I'm counting the number of operations for $(U^TL^TLU)\mathbf{x} = \mathbf{b}$, which is $A^TA\mathbf{x} = \mathbf{b}$.
What is the correct number of operations for this system? There are two back and two forward substitutions in the process as one can solve this as
$$U^T \mathbf{x_1}=\mathbf{b}\quad (1)$$ $$L^T \mathbf{x_2}=\mathbf{x_1}\quad (2)$$ $$L \mathbf{x_3}=\mathbf{x_2}\quad (3)$$ $$U \mathbf{x_4}=\mathbf{x_3}\quad (4)$$
where $\mathbf{x_4} = \mathbf{x}$.
My solutions are $n^2-n$ for solving equations 2 and 3 (because of ones on the diagonal) and $n^2$ for 1 and 4, that equals $2(n^2-n)+2n^2$ operations.

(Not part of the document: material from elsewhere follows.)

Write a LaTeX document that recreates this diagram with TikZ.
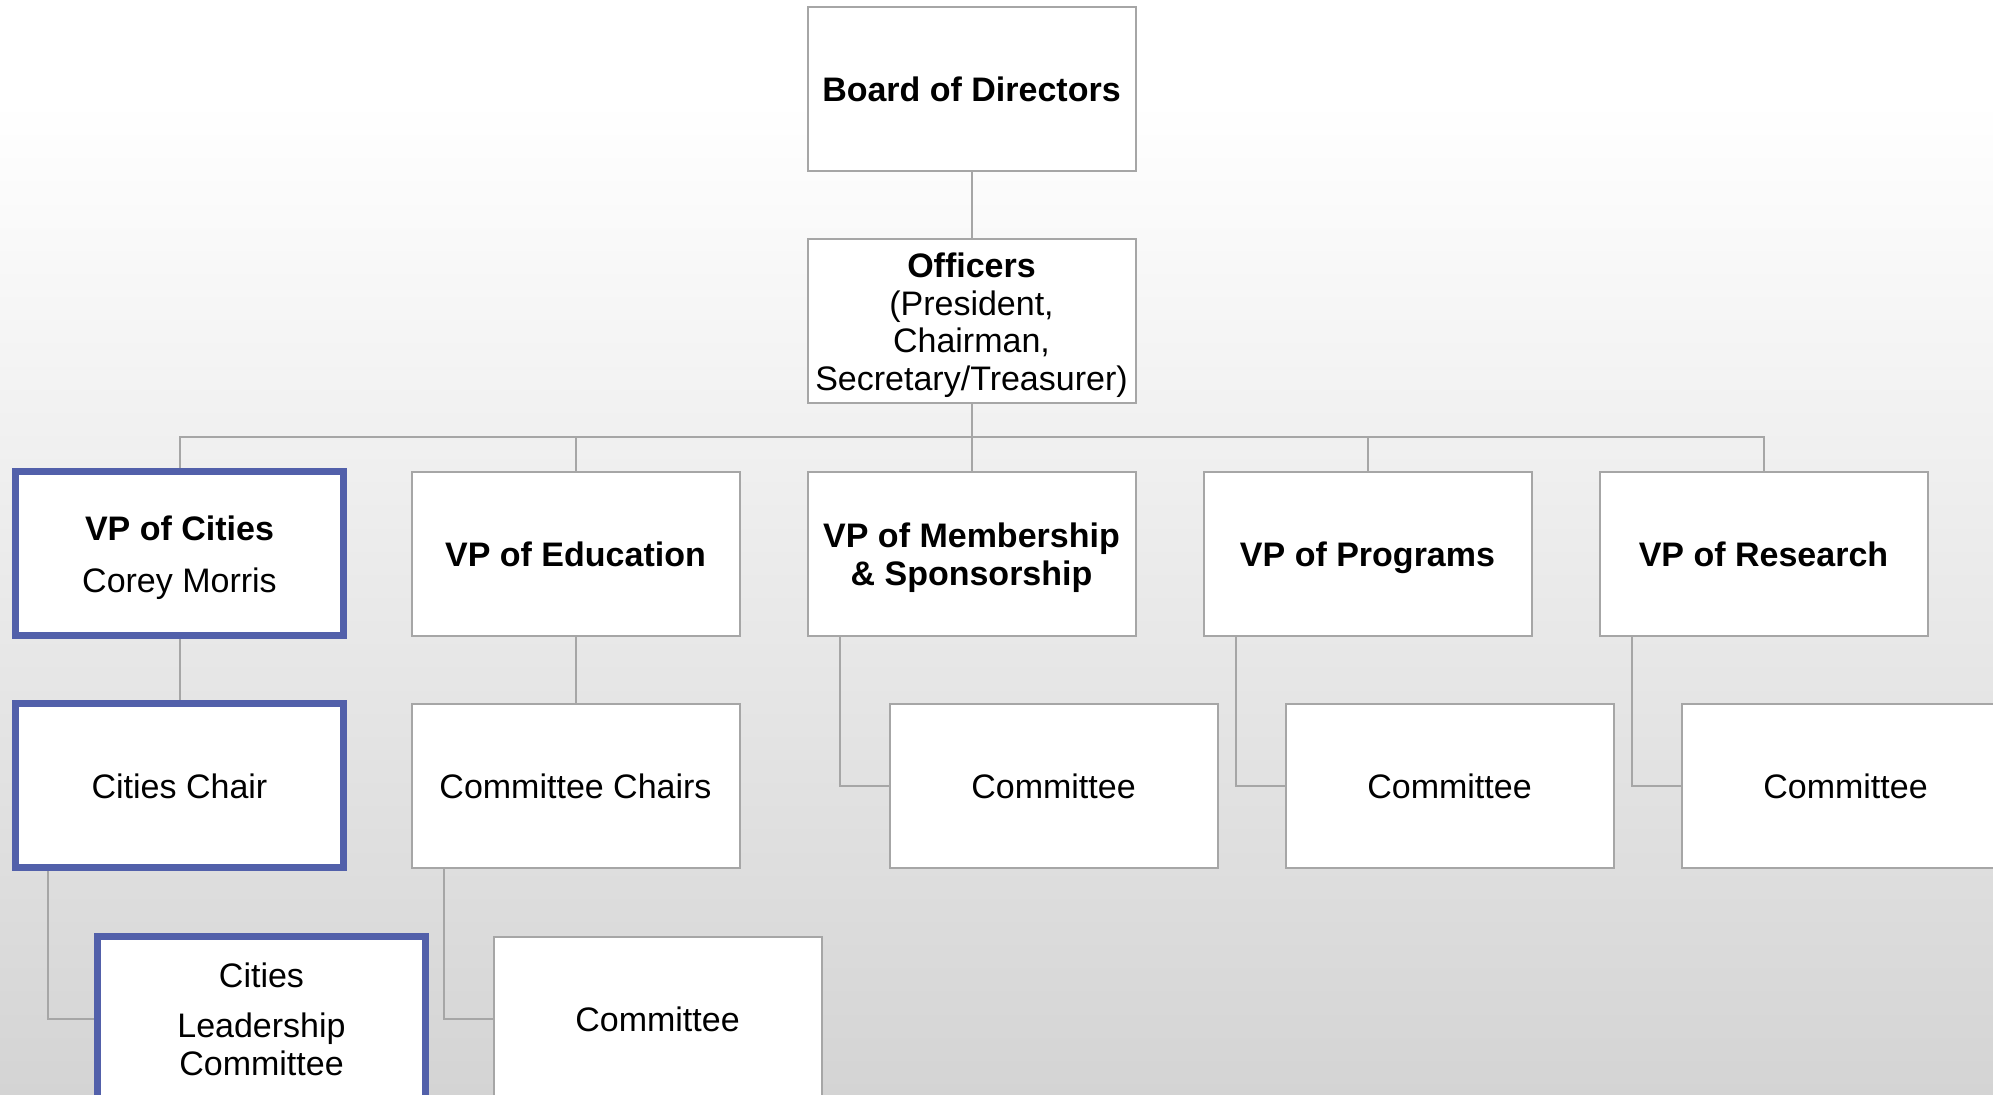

But the official solution to this problem is $2n^2$. what am I doing wrong?
I count operations like this, for example $$(k_1\cdot\alpha + k_2\cdot\beta) + \gamma = \delta$$ does two multiplications and two summations, therefore four operations to calculate $\delta$.